A wide range of disability services are provided to those with physical, sensory, intellectual disability and autism. Disability services focus on supporting and enabling people with disabilities to maximise their full potential, living ordinary lives in ordinary places, as independently as possible. Disability services strive to ensure the voices of service users and their families are heard, and are fully involved in planning and improving services to meet their needs 

Under the Health Act of 1970 (as amended) the “eligibility framework” places an obligation on the HSE to make a range of services available to people, rather than conferring on them an ‘absolute entitlement’ to access such services.  

Section 7 of the Health Act of 2004 specifies that

“The object of the Executive is to use the resources available to it in the most beneficial, effective and efficient manner to improve, promote and protect the health and welfare of the public” 

In short, at the moment our legislation does not confer a right to particular services, instead persons have eligibility to access services while there is a finite budget of money which the HSE allocates to best fit the needs of the population as a whole. 

The overarching principle governing the planning and delivery of health services and supports for adults and children with disabilities is that they should be integrated, as much as possible, with services and supports for the rest of the population. The Government’s agenda in this regard is clearly set out in the current National Disability Inclusion Strategy (NDIS) which is based on a non-condition specific approach to the delivery of public services and the mainstreaming agenda. 

For persons with disabilities receiving support services, person-centred planning is a key process to focus the delivery of services and supports on the person and how they want to live their life.  As part of the Transforming Lives programme, a aPerson-Centred Planning Framework has now been developed.   To commence the implementation of the framework a Demonstration Project has been agreed with five provider organisations.  The five organisations participating in the implementation of the Person-Centred Planning Framework during 2019 will be evaluating their current model of person-centred planning and its alignment with the Person-Centred Planning Framework.  The experience learned through this demonstration project will inform the development of strategy and planning for the wider roll out of the framework throughout the adult disability service sector.   

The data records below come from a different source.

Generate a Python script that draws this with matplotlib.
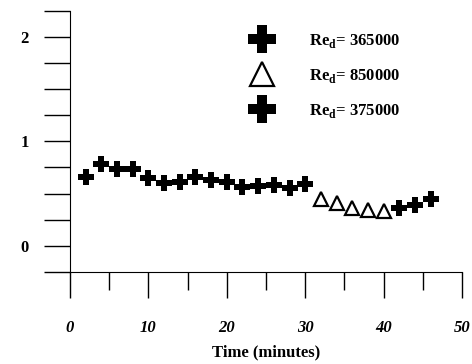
import matplotlib.pyplot as plt
from matplotlib.ticker import MultipleLocator

plt.rcParams['font.family'] = ['Liberation Serif', 'DejaVu Serif']

# data
t1 = [2, 4, 6, 8, 10, 12, 14, 16, 18, 20, 22, 24, 26, 28, 30]
y1 = [0.66, 0.78, 0.74, 0.74, 0.65, 0.60, 0.61, 0.66, 0.63, 0.61, 0.56, 0.57, 0.58, 0.55, 0.59]
t2 = [32, 34, 36, 38, 40]
y2 = [0.45, 0.41, 0.36, 0.34, 0.33]
t3 = [42, 44, 46]
y3 = [0.36, 0.39, 0.45]
labels = ['Re$_\\mathregular{d}$= 365000', 'Re$_\\mathregular{d}$= 850000', 'Re$_\\mathregular{d}$= 375000']

fig = plt.figure(figsize=(4.72, 3.64), dpi=100)
ax = fig.add_axes([0.1483, 0.2527, 0.8305, 0.7179])

h1, = ax.plot(t1, y1, 'P', color='black', markersize=12, markeredgewidth=0, label=labels[0])
h2, = ax.plot(t2, y2, '^', markerfacecolor='white', markeredgecolor='black',
              markersize=10, markeredgewidth=1.6, label=labels[1])
h3, = ax.plot(t3, y3, 'P', color='black', markersize=12, markeredgewidth=0, label=labels[2])

ax.set_xlim(0, 50)
ax.set_ylim(-0.25, 2.25)
ax.spines['top'].set_visible(False)
ax.spines['right'].set_visible(False)

ax.xaxis.set_major_locator(MultipleLocator(10))
ax.xaxis.set_minor_locator(MultipleLocator(5))
ax.set_yticks([0, 1, 2])
ax.yaxis.set_minor_locator(MultipleLocator(0.25))
# tick sizes in points (1 px = 0.72 pt at 100 dpi)
ax.tick_params(axis='x', which='major', direction='out', length=18.5, width=1, pad=16)
ax.tick_params(axis='x', which='minor', direction='out', length=13, width=1)
ax.tick_params(axis='y', which='both', direction='out', length=18.5, width=1, pad=11)

for lab in ax.get_xticklabels():
    lab.set_fontsize(12)
    lab.set_fontweight('bold')
    lab.set_fontstyle('italic')
for lab in ax.get_yticklabels():
    lab.set_fontsize(12)
    lab.set_fontweight('bold')

ax.set_xlabel('Time (minutes)', fontsize=12, fontweight='bold', labelpad=6)

leg = ax.legend(handles=[h1, h2, h3], loc='upper left', bbox_to_anchor=(0.41, 0.975),
                frameon=False, markerscale=1.7, handletextpad=1.8, labelspacing=1.0,
                prop={'weight': 'bold', 'size': 12})

fig.savefig('out.png', dpi=100)
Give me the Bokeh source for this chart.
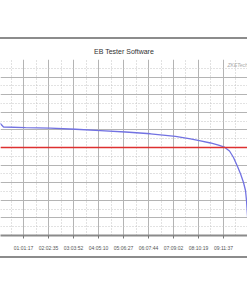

The Department can confirm that the overall Budget for health funded specialist disability services in 2020 is in excess of €2 billion. This is an increase of over €490 million since 2016. The increased level of funding in 2020 will enable the Health Services to continue to provide a broad range of services aimed at improving the quality of life of people with disabilities and their families. The policy is to provide person centred services based on need rather than diagnosis.